New! Download a copy of my doctoral dissertation, completed in the summer of 1998 (19 Mb).

New! HTML version of my dissertation defense presentation.

My SIGGRAPH paper, written with Carl Erikson, summarizes the ideas presented in my thesis.

Polygonal simplification is the study of how to automatically simplify polygonal models without losing too much visual fidelity. For example, suppose I've got a beautifully crafted, 10,000 polygon model of chair that I intend to use in an architectural walkthrough. There's no point in using those 10,000 polygons if the chair is going to end up covering only a few pixels on the screen. A 10-polygon version of the chair could undoubtably be made that would do the job just as well under these circumstances.

Polygonal simplification is at once a very current and a very old topic in computer graphics. As early as 1976 James Clark described the benefits of representing objects within a scene at several resolutions, and flight simulators have long used hand-crafted multi-resolution models of airplanes to guarantee a constant frame rate . With the mainstream debut of 3-D CAD and workstation-based computer graphics, recent years have seen a flurry of research into generating such multi-resolution representations of objects automatically by simplifying the polygonal geometry of the object.

My thesis introduces hierarchical dynamic simplification (HDS), a new framework for polygonal simplification with some novel features. HDS is dynamic, retessellating the scene continually as the user's viewing position shifts, and global, processing the entire database without first decomposing the environment into individual objects. The resulting system enables real-time display of very complex polygonal CAD models consisting of thousands of parts and millions of polygons. HDS supports various preprocessing algorithms and various run-time criteria, providing a general framework for dynamic view-dependent simplification.

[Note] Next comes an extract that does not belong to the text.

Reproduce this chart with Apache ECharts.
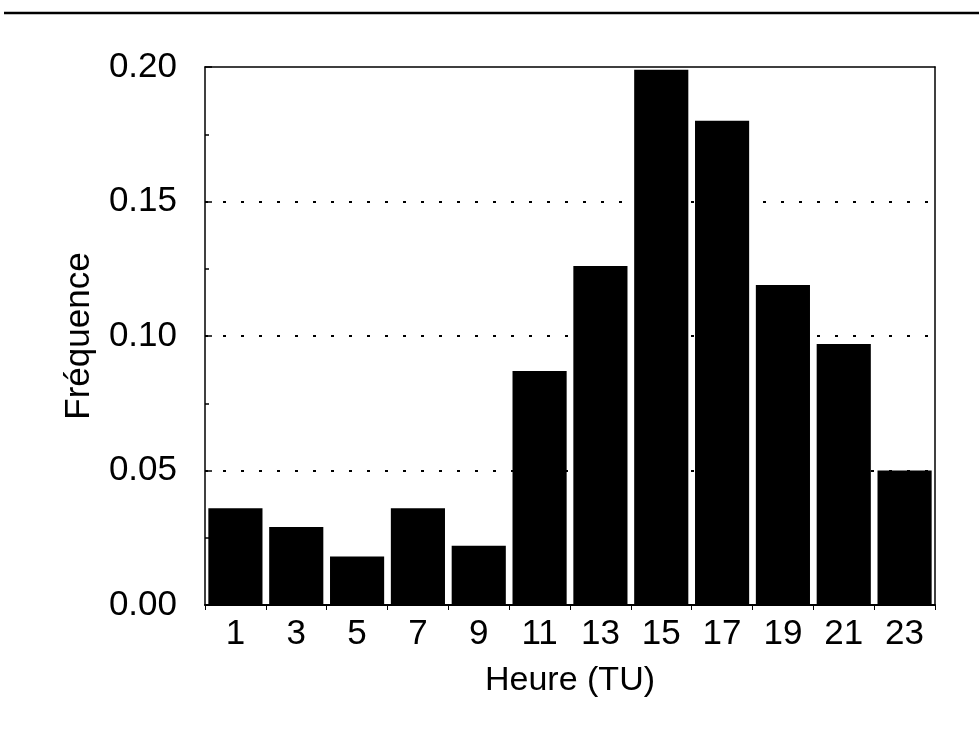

Briefly, HDS works by clustering vertices together in a hierarchical fashion. The simplification process continually queries this hierarchy to generate a scene containing only those polygons that are important from the current viewpoint. When the volume of space associated with a vertex cluster occupies less than a user-specified amount of the screen, all vertices within that cluster are collapsed together and degenerate polygons filtered out. HDS maintains an active list of visible polygons for rendering. Since frame-to-frame movements typically involve small changes in viewpoint, and therefore modify this list by only a few polygons, the method takes advantage of temporal coherence for greater speed.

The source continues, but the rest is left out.